Scissor-billed koa finch Temporal range: Early Holocene

Scientific classification
- Domain: Eukaryota
- Kingdom: Animalia
- Phylum: Chordata
- Class: Aves
- Order: Passeriformes
- Family: Fringillidae
- Subfamily: Carduelinae
- Genus: †Rhodacanthis
- Species: †R. forfex
- Binomial name: †Rhodacanthis forfex James & Olson, 2005

= Scissor-billed koa finch =

- Genus: Rhodacanthis
- Species: forfex
- Authority: James & Olson, 2005

Extinct species of bird

The scissor-billed koa finch or scissor finch (Rhodacanthis forfex) is an extinct species of Hawaiian honeycreeper in the subfamily Carduelinae of the family Fringillidae.

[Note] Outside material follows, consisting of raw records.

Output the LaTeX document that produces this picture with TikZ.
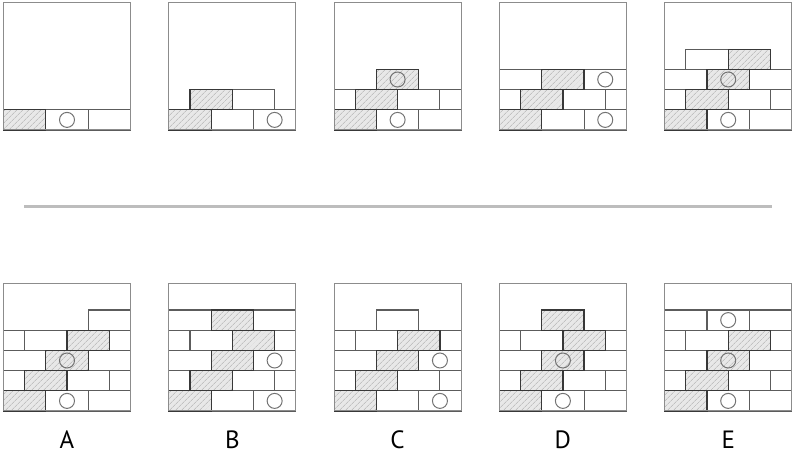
\documentclass[tikz,border=0pt]{standalone}
\usepackage{fontspec}
\usepackage{tikz}
\usetikzlibrary{patterns.meta}
\newfontfamily\labelfont{PT Sans}
\definecolor{brickline}{gray}{0.36}
\definecolor{edgeline}{gray}{0.22}
\definecolor{frameline}{gray}{0.55}
\definecolor{ringline}{gray}{0.45}
\definecolor{hatchfill}{gray}{0.91}
\definecolor{hatchline}{gray}{0.68}
\definecolor{rule}{gray}{0.74}
\tikzset{
  plainbrick/.style={draw=brickline,line width=1.1pt},
  hatchbrick/.style={fill=hatchfill,postaction={pattern={Lines[angle=45,distance=4pt,line width=0.6pt]},pattern color=hatchline}},
  hatchedge/.style={draw=edgeline,line width=1.2pt},
  ring/.style={draw=ringline,line width=1pt},
  panelframe/.style={draw=frameline,line width=1pt},
  optlabel/.style={font=\labelfont\fontsize{25}{25}\selectfont}
}
% #1,#2 lower left corner, #3 plain bricks, #4 hatched bricks, #5 circles
\newcommand{\wallpanel}[5]{%
  \begin{scope}[shift={(#1,#2)},x=21.1667pt,y=20.2pt]
    \foreach \c/\r/\w in {#4} \fill[hatchbrick] (\c,\r) rectangle ++(\w,1);
    \foreach \c/\r/\w in {#3} \draw[plainbrick] (\c,\r) rectangle ++(\w,1);
    \foreach \c/\r/\w in {#4} \draw[hatchedge] (\c,\r) rectangle ++(\w,1);
    \foreach \c/\r in {#5} \draw[ring] (\c,\r) circle (7.5pt);
    \draw[panelframe] (0,0) rectangle (6,6.287);
  \end{scope}}
\begin{document}
\begin{tikzpicture}[x=1pt,y=1pt]
  \useasboundingbox (0,0) rectangle (797,457);

  % top row
  \wallpanel{3.5}{327}{2/0/2,4/0/2}{0/0/2}{3/0.5} %1
  \wallpanel{168.8}{327}{2/0/2,4/0/2,3/1/2}{0/0/2,1/1/2}{5/0.5} %2
  \wallpanel{334.1}{327}{2/0/2,4/0/2,0/1/1,3/1/2,5/1/1}{0/0/2,1/1/2,2/2/2}{3/0.5,3/2.5} %3
  \wallpanel{499.4}{327}{2/0/2,4/0/2,0/1/1,3/1/2,5/1/1,0/2/2,4/2/2}{0/0/2,1/1/2,2/2/2}{5/0.5,5/2.5} %4
  \wallpanel{664.7}{327}{2/0/2,4/0/2,0/1/1,3/1/2,5/1/1,0/2/2,4/2/2,1/3/2}{0/0/2,1/1/2,2/2/2,3/3/2}{3/0.5,3/2.5} %5

  % separator
  \coordinate (L) at (24,250);
  \coordinate (R) at (772,250);
  \draw[rule,line width=3pt] (L) -- (R);

  % answers
  \wallpanel{3.5}{46}{2/0/2,4/0/2,0/1/1,3/1/2,5/1/1,0/2/2,4/2/2,0/3/1,1/3/2,5/3/1,4/4/2}{0/0/2,1/1/2,2/2/2,3/3/2}{3/0.5,3/2.5} %A
  \wallpanel{168.8}{46}{2/0/2,4/0/2,0/1/1,3/1/2,5/1/1,0/2/2,4/2/2,0/3/1,1/3/2,5/3/1,0/4/2,4/4/2}{0/0/2,1/1/2,2/2/2,3/3/2,2/4/2}{5/0.5,5/2.5} %B
  \wallpanel{334.1}{46}{2/0/2,4/0/2,0/1/1,3/1/2,5/1/1,0/2/2,4/2/2,0/3/1,1/3/2,5/3/1,2/4/2}{0/0/2,1/1/2,2/2/2,3/3/2}{5/0.5,5/2.5} %C
  \wallpanel{499.4}{46}{2/0/2,4/0/2,0/1/1,3/1/2,5/1/1,0/2/2,4/2/2,0/3/1,1/3/2,5/3/1}{0/0/2,1/1/2,2/2/2,3/3/2,2/4/2}{3/0.5,3/2.5} %D
  \wallpanel{664.7}{46}{2/0/2,4/0/2,0/1/1,3/1/2,5/1/1,0/2/2,4/2/2,0/3/1,1/3/2,5/3/1,0/4/2,2/4/2,4/4/2}{0/0/2,1/1/2,2/2/2,3/3/2}{3/0.5,3/2.5,3/4.5} %E

  \foreach \n [count=\i from 0] in {A,B,C,D,E}
    \node[optlabel] (lab\n) at (67+165.3*\i,17) {\n};
\end{tikzpicture}
\end{document}
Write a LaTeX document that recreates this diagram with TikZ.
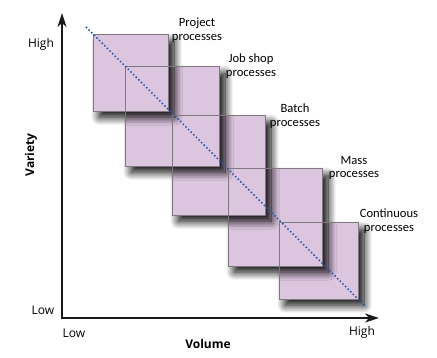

It is known from fossils on the islands of Maui and Kauaʻi in Hawaii.

== Distribution ==
Scissor-billed koa finch fossils have been found on Maui and Kauai. Based on its disjunct distribution, the species might have occurred on all of the main islands (except the island of Hawaii), although more fossils are needed for confirmation.

== Diet ==

The scissor-billed koa finch was a granivore, that, like the other members of its genus, had a bill adapted to eat the hard seeds and pods of legumes. Pollen and fossil evidence indicates that Ka palupalu o Kanaloa (Kanaloa kahoolawensis) and koaiʻa (Acacia koaia) were probably important food sources, and it may have eaten caterpillars and ʻaʻaliʻi (Dodonaea viscosa) berries.

== Extinction ==
The koa finches seem to have been driven to extinction by habitat destruction, and not by climatic variation nor mosquito-vectored diseases. Koa finches were likely driven out of lowland habitat before or shortly after the time of western contact in 1778. The two species from Maui (the scissor-billed koa finch and primitive koa finch) might have survived in an upland refugium until the late 19th century, paralleling the fate of the two species from the island of Hawaii (the lesser and greater koa finches). However, the only verified records of the Maui species are from fossils at a lower elevation.